[openstack-dev] [placement] The "intended purpose" of traits

Jay Pipes jaypipes at gmail.com
Fri Sep 28 16:12:47 UTC 2018

On 09/28/2018 09:25 AM, Eric Fried wrote:
> It's time somebody said this.
> Every time we turn a corner or look under a rug, we find another use
> case for provider traits in placement. But every time we have to have
> the argument about whether that use case satisfies the original
> "intended purpose" of traits.
> That's only reason I've ever been able to glean: that it (whatever "it"
> is) wasn't what the architects had in mind when they came up with the
> idea of traits.

Don't pussyfoot around things. It's me you're talking about, Eric. You 
could just ask me instead of passive-aggressively posting to the list 
like this.

> We're not even talking about anything that would require changes to
> the placement API. Just, "Oh, that's not a *capability* - shut it
> down."
That's precisely the attitude that got the Nova scheduler into the 
unmaintainable and convoluted mess that it is now: "well, who cares if a 
concept was originally intended to describe X, it's just *easier* for us 
to re-use this random piece of data in ways it wasn't intended because 
that way we don't have to change anything about our docs or our API".

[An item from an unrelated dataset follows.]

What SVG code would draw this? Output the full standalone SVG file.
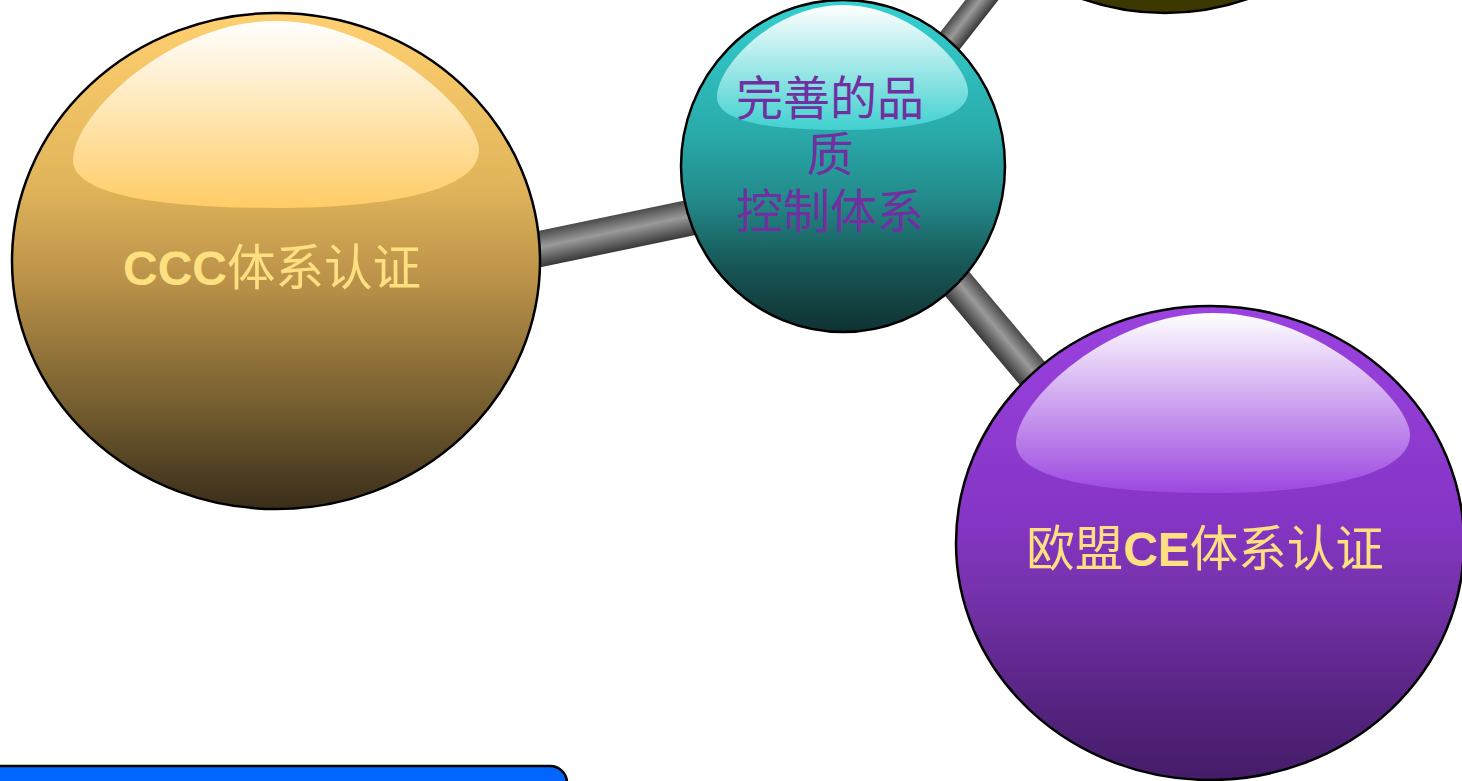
<svg xmlns="http://www.w3.org/2000/svg" width="1462" height="781" viewBox="0 0 1462 781">
<defs>
<linearGradient id="tube" x1="0" y1="0" x2="0" y2="1">
<stop offset="0" stop-color="#4a4a4a"/><stop offset="0.45" stop-color="#9a9a9a"/><stop offset="1" stop-color="#383838"/>
</linearGradient>
<linearGradient id="gGold" x1="0" y1="0" x2="0" y2="1">
<stop offset="0" stop-color="#ffd070"/><stop offset="0.35" stop-color="#e0b45a"/><stop offset="0.55" stop-color="#b89048"/><stop offset="0.78" stop-color="#786030"/><stop offset="1" stop-color="#3a2e1a"/>
</linearGradient>
<linearGradient id="hGold" x1="0" y1="0" x2="0" y2="1">
<stop offset="0" stop-color="#ffffff"/><stop offset="1" stop-color="#ffcc66"/>
</linearGradient>
<linearGradient id="gTeal" x1="0" y1="0" x2="0" y2="1">
<stop offset="0" stop-color="#35d0d0"/><stop offset="0.4" stop-color="#2aaaaa"/><stop offset="0.6" stop-color="#238a8a"/><stop offset="0.8" stop-color="#185656"/><stop offset="1" stop-color="#0f3232"/>
</linearGradient>
<linearGradient id="hTeal" x1="0" y1="0" x2="0" y2="1">
<stop offset="0" stop-color="#ffffff"/><stop offset="1" stop-color="#40d0d0"/>
</linearGradient>
<linearGradient id="gPurple" x1="0" y1="0" x2="0" y2="1">
<stop offset="0" stop-color="#9b42e0"/><stop offset="0.45" stop-color="#8535c5"/><stop offset="0.6" stop-color="#7632ac"/><stop offset="0.85" stop-color="#55237f"/><stop offset="1" stop-color="#441c68"/>
</linearGradient>
<linearGradient id="hPurple" x1="0" y1="0" x2="0" y2="1">
<stop offset="0" stop-color="#ffffff"/><stop offset="1" stop-color="#9c48e0"/>
</linearGradient>
<style>
.ball{stroke:#000;stroke-width:2.5}
.lbl{font-family:"Liberation Sans","Noto Sans CJK SC",sans-serif;font-size:48.5px;text-anchor:middle}
.y{fill:#ffe080}
.p{fill:#7030a0;font-size:47px}
.b{font-weight:bold;font-size:48px}
</style>
</defs>
<g id="connectors">
<rect x="400" y="260" width="408.5" height="36" fill="url(#tube)" transform="rotate(-11.72 400 278)"/>
<rect x="843" y="131" width="368.4" height="34" fill="url(#tube)" transform="rotate(49.96 843 148)"/>
<rect x="852" y="153" width="280.7" height="26" fill="url(#tube)" transform="rotate(-51.95 852 166)"/>
</g>
<g id="node-olive">
<ellipse class="ball" cx="1165" cy="-237" rx="250" ry="250" fill="#3b3900"/>
</g>
<g id="node-ccc">
<ellipse class="ball" cx="276" cy="261" rx="264" ry="248" fill="url(#gGold)"/>
<path d="M73,160 C73,115 170,21 276,21 C382,21 479,115 479,150 C479,190 390,208 276,208 C160,208 73,195 73,160 Z" fill="url(#hGold)"/>
<text class="lbl y" x="272" y="285"><tspan class="b">CCC</tspan>体系认证</text>
</g>
<g id="node-quality">
<ellipse class="ball" cx="843" cy="166" rx="162" ry="166" fill="url(#gTeal)"/>
<path d="M717,97 C717,65 775,5 843,5 C911,5 968,65 968,92 C968,118 915,130 843,130 C770,130 717,122 717,97 Z" fill="url(#hTeal)"/>
<text class="lbl p" x="830" y="115">完善的品</text>
<text class="lbl p" x="830" y="171">质</text>
<text class="lbl p" x="830" y="228">控制体系</text>
</g>
<g id="node-ce">
<ellipse class="ball" cx="1210" cy="543" rx="254" ry="237" fill="url(#gPurple)"/>
<path d="M1016,443 C1016,400 1110,313 1213,313 C1316,313 1410,400 1410,435 C1410,475 1320,493 1213,493 C1105,493 1016,480 1016,443 Z" fill="url(#hPurple)"/>
<text class="lbl y" x="1205" y="566">欧盟<tspan class="b">CE</tspan>体系认证</text>
</g>
<g id="node-bar">
<rect x="-20" y="766" width="587" height="40" rx="17" ry="17" fill="#0066ff" stroke="#000" stroke-width="2.5"/>
</g>
</svg>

And *this* is the kind of stuff you end up with:


Which is a pile of unreadable, unintelligible garbage; nobody knows how 
it works, how it originally was intended to work, or how to really clean 
it up.

> Bubble wrap was originally intended as a textured wallpaper and a
> greenhouse insulator. Can we accept the fact that traits have (many,
> many) uses beyond marking capabilities, and quit with the arbitrary
> restrictions?

They aren't arbitrary. They are there for a reason: a trait is a boolean 
capability. It describes something that either a provider is capable of 
supporting or it isn't.

Conceptually, having boolean traits/capabilities is important because it 
allows the user to reason simply about how a provider meets the 
requested constraints for scheduling.

Currently, those constraints include the following:

* Does the provider have *capacity* for the requested resources?
* Does the provider have the required (or forbidden) *capabilities*?
* Does the provider belong to some group?

If we want to add further constraints to the placement allocation 
candidates request that ask things like:

* Does the provider have version 1.22.61821 of BIOS firmware from 
Marvell installed on it?
* Does the provider support an FPGA that has had an OVS program flashed 
to it in the last 20 days?
* Does the provider belong to physical network "corpnet" and also 
support creation of virtual NICs of type either "DIRECT" or "NORMAL"?

Then we should add a data model that allow providers to be decorated 
with key/value (or more complex than key/value) information where we can 
query for those kinds of constraints without needing to encode all sorts 
of non-binary bits of information into a capability string.

Propose such a thing and I'll gladly support it. But I won't support 
bastardizing the simple concept of a boolean capability just because we 
don't want to change the API or database schema.